What Voting ‘Yes’ or ‘No’ Means on the 2014 Massachusetts Ballot Questions
A friendly reassurance: voting on ballot questions is kind of confusing. Even if you follow the debates around this year’s referenda, you may have trouble keeping straight what a “yes” vote or a “no” vote actually means. In some cases, a “yes” means you support a new law. In other cases, it means repealing an existing law, making it feel a bit like a “no.”

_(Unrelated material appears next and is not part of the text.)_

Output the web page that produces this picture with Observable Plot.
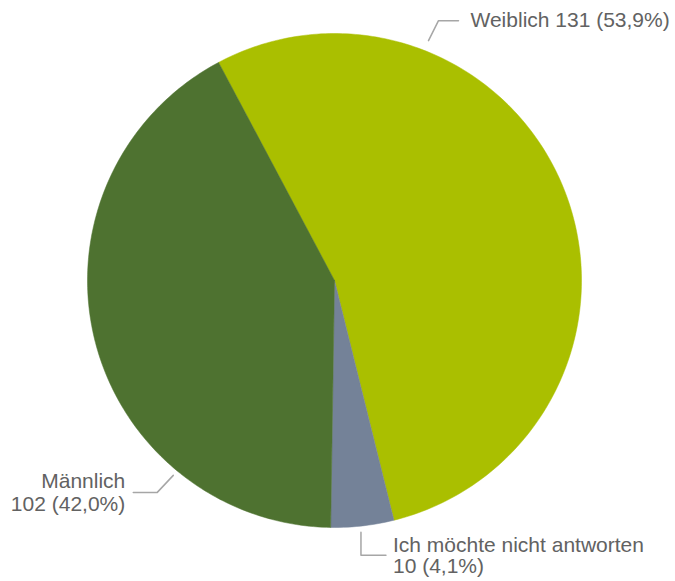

Of course, if you get confused, you can always read the ballot carefully while you’re in the voting booth Tuesday. But no one likes to hang out in a high school gym longer than they have to. You’re not busy right now. Might as well do some prep work:
You’ll recall that the legislature passed a law in 2013 pegging the gas tax rate to inflation so that it would automatically rise (or fall) as the price of goods rises. Now, voters have a chance to repeal that, and polls predict a pretty close vote.
If you vote yes… you’re voting to repeal that law. That means the gas tax would no longer rise automatically with inflation but would stay at 24 cents per gallon until the legislature voted to change it.
If you vote no… you’re voting to keep the law in place. Nothing will change, and the gas tax will move with inflation.
Currently, Massachusetts takes a five cents “deposit” when you buy beer and soda cans. If you return the recyclables to a redemption center, you can get those five cents back. Now, Massachusetts will decide whether to extend that incentive program to water bottles, sports drinks, and other “non-alcoholic non-carbonated drinks in liquid form.” Environmentalists argue it will encourage more recycling. The bottling and grocery industries don’t want to see prices rise.
If you vote yes… The deposit will be added to water, sports drinks, juices, and other beverages.
If you vote no… those non-alcoholic, non-soda beverages won’t have a deposit, and you won’t get money back if you bring them to a recycling center.
Unless your brain lacks the ability to process basic information, you’ve probably heard that in 2011, a legislature-passed law allowed for three casinos to be built in Massachusetts. Since then, plans have gone forward to build resort casinos in Everett and Springfield. Now, after much tribulation, voters will decide whether to stop those plans in their tracks.
If you vote yes … you are voting to repeal the casino law. A “yes” vote means “no more casinos.”
If you vote no… you are voting to keep the casino law in place. Massachusetts will still have casinos. (Polls suggest you’ll be on the winning side of this one.)
This proposal would allow workers at companies with more than 11 employees to earn and use up to 40 hours of paid sick time each year. Right now, sick leave policy is often up to the employer, but this would require companies to give employees that time.
If you vote yes … You are voting to give workers guaranteed sick time.
If you vote no… you are rejecting the proposal. Employers will continue to decide whether to grant sick time to employees.
So a “yes” vote on Questions 2 and 4 would enact new policies. “Yes” votes on Questions 1 and 3, meanwhile, would reject or repeal existing policies. There, that wasn’t so hard!